Exercise description:
The records below are to be copied word for word, with every picture left out.

========

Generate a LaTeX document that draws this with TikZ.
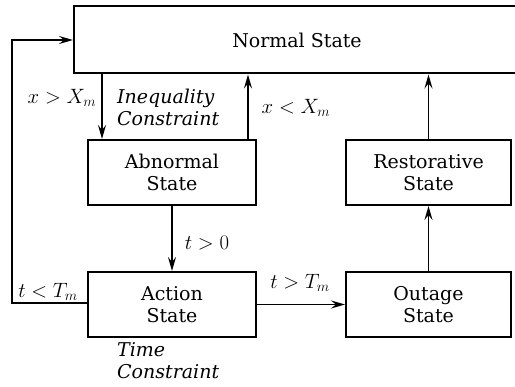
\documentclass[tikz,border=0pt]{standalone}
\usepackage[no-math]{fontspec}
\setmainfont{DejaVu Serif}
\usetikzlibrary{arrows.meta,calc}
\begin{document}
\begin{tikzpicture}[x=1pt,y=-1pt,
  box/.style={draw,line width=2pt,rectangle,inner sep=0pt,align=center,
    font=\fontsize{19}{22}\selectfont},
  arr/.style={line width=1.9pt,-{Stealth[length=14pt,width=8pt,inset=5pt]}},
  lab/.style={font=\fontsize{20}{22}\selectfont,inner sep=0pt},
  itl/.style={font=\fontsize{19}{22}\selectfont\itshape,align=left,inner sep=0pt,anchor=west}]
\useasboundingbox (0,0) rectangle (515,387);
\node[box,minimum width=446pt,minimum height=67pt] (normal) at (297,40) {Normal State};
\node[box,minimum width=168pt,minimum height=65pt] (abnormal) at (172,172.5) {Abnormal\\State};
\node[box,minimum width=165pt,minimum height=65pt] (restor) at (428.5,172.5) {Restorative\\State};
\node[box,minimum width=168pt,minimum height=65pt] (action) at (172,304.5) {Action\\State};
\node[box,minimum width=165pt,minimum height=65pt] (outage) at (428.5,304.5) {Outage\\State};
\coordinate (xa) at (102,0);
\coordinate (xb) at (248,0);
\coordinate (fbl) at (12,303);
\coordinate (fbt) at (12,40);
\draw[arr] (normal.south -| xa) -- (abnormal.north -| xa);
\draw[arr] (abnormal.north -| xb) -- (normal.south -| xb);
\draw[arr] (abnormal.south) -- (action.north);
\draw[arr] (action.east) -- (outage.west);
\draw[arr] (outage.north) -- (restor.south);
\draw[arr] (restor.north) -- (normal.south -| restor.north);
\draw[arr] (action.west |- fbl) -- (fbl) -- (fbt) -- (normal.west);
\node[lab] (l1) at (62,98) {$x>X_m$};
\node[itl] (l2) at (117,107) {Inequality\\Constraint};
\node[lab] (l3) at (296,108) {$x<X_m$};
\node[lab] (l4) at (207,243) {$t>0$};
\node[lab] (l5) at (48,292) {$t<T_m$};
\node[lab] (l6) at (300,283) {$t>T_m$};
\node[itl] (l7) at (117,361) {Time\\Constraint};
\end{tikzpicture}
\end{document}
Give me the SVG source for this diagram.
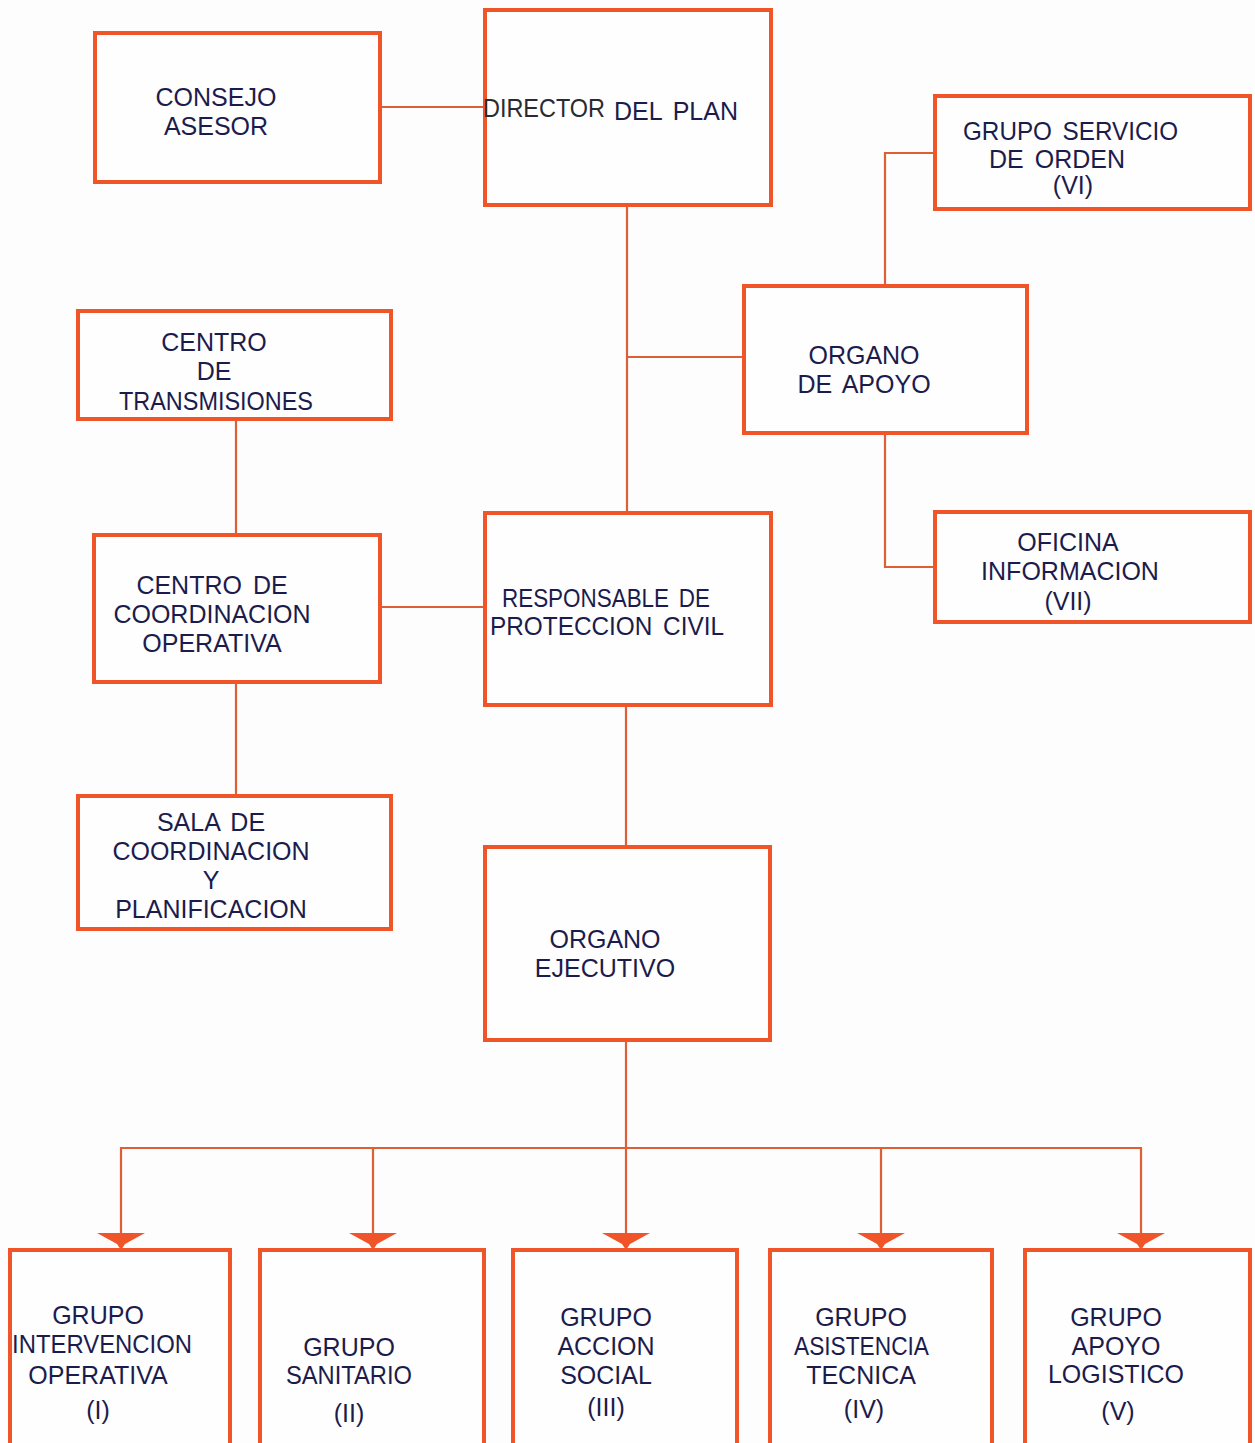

========

Output below:
Generate a LaTeX document that draws this with TikZ.
\documentclass[tikz,border=0pt]{standalone}
\usepackage[no-math]{fontspec}
\setmainfont{DejaVu Serif}
\usetikzlibrary{arrows.meta,calc}
\begin{document}
\begin{tikzpicture}[x=1pt,y=-1pt,
  box/.style={draw,line width=2pt,rectangle,inner sep=0pt,align=center,
    font=\fontsize{19}{22}\selectfont},
  arr/.style={line width=1.9pt,-{Stealth[length=14pt,width=8pt,inset=5pt]}},
  lab/.style={font=\fontsize{20}{22}\selectfont,inner sep=0pt},
  itl/.style={font=\fontsize{19}{22}\selectfont\itshape,align=left,inner sep=0pt,anchor=west}]
\useasboundingbox (0,0) rectangle (515,387);
\node[box,minimum width=446pt,minimum height=67pt] (normal) at (297,40) {Normal State};
\node[box,minimum width=168pt,minimum height=65pt] (abnormal) at (172,172.5) {Abnormal\\State};
\node[box,minimum width=165pt,minimum height=65pt] (restor) at (428.5,172.5) {Restorative\\State};
\node[box,minimum width=168pt,minimum height=65pt] (action) at (172,304.5) {Action\\State};
\node[box,minimum width=165pt,minimum height=65pt] (outage) at (428.5,304.5) {Outage\\State};
\coordinate (xa) at (102,0);
\coordinate (xb) at (248,0);
\coordinate (fbl) at (12,303);
\coordinate (fbt) at (12,40);
\draw[arr] (normal.south -| xa) -- (abnormal.north -| xa);
\draw[arr] (abnormal.north -| xb) -- (normal.south -| xb);
\draw[arr] (abnormal.south) -- (action.north);
\draw[arr] (action.east) -- (outage.west);
\draw[arr] (outage.north) -- (restor.south);
\draw[arr] (restor.north) -- (normal.south -| restor.north);
\draw[arr] (action.west |- fbl) -- (fbl) -- (fbt) -- (normal.west);
\node[lab] (l1) at (62,98) {$x>X_m$};
\node[itl] (l2) at (117,107) {Inequality\\Constraint};
\node[lab] (l3) at (296,108) {$x<X_m$};
\node[lab] (l4) at (207,243) {$t>0$};
\node[lab] (l5) at (48,292) {$t<T_m$};
\node[lab] (l6) at (300,283) {$t>T_m$};
\node[itl] (l7) at (117,361) {Time\\Constraint};
\end{tikzpicture}
\end{document}
Give me the SVG source for this diagram.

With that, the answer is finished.